At densities below 3 persons/m² and with 0.5 m or better imagery, automated counting algorithms achieve 80–90% accuracy against ground truth. Above 4 persons/m² — the danger threshold — accuracy drops to 75–85% due to occlusion and shade. Fusion with mobile-network signalling data (from a national telecom authority) typically lifts overall accuracy above 90%.
Can a sovereign constellation provide real-time alerting, or is there always a delay?
With a direct-downlink ground station co-located with the event command centre, image-to-alert latency can be under 8 minutes from pass to actionable density map. Commercial tasking adds scheduling overhead that pushes this to 30–90 minutes. Sovereign ownership — including ground-segment priority access — is the only architecture that delivers sub-10-minute loops at national scale.
What orbit and satellite class makes sense for a national pilgrimage-monitoring mission?
A constellation of 12–18 microsatellites (50–150 kg) in 500–550 km sun-synchronous LEO is the practical sweet spot: sufficient revisit without the cost of a large constellation, compatible with rideshare launch pricing, and small enough to refresh individual satellites every 5–7 years as sensor technology improves. SAR and optical payloads should be mixed across the constellation.
What data-privacy safeguards must be in place before launch?
Governments must define in legislation: (a) the specific lawful purpose limiting use to crowd-safety, (b) data-retention limits (typically 72 hours for operational imagery), (c) anonymisation requirements for any RF/geolocation data, and (d) independent oversight. Without these, the satellite system becomes a surveillance infrastructure whose scope will inevitably expand, eroding public trust and political support for the programme.
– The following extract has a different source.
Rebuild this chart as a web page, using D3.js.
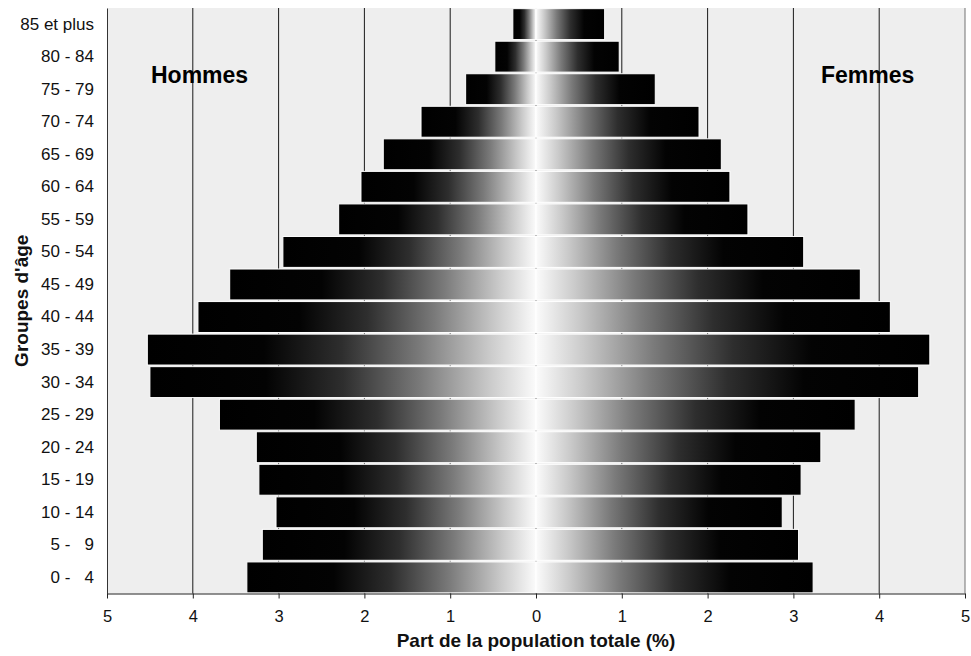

How does buying imagery from Planet or ICEYE compare to owning the capability?
Buying imagery is faster to stand up and has lower day-one capital cost, but comes with tasking priority risk (other customers can pre-empt your collection window), export-licence dependencies if the vendor is foreign-registered, and zero control over revisit scheduling. Over a 10-year horizon, sovereign ownership of a 12-satellite constellation typically reaches cost parity with commercial subscriptions at ≥3 events per year, while providing 24/7 national priority access.
Can the same satellites be used between pilgrimages and festivals for other missions?
Absolutely — this is the core dual-use argument. Between events, the same constellation supports border surveillance (§8.1), disaster response imagery, agricultural monitoring, and maritime domain awareness. Governments that frame the procurement around crowd monitoring alone will struggle to get budget approval; framing it as a multi-mission national security and resilience asset is both more accurate and more fundable.
Which international bodies provide guidance on satellite-supported mass-gathering management?
WHO's 2015 Public Health for Mass Gatherings framework (WHO/HSE/GCR/2015.10) sets the risk-assessment baseline. INTERPOL's Incident Command System guidelines layer law-enforcement coordination. UNOOSA's Space4Safety initiative is building a specific playbook for satellite-supported crowd management that UN member states can reference when designing national programmes.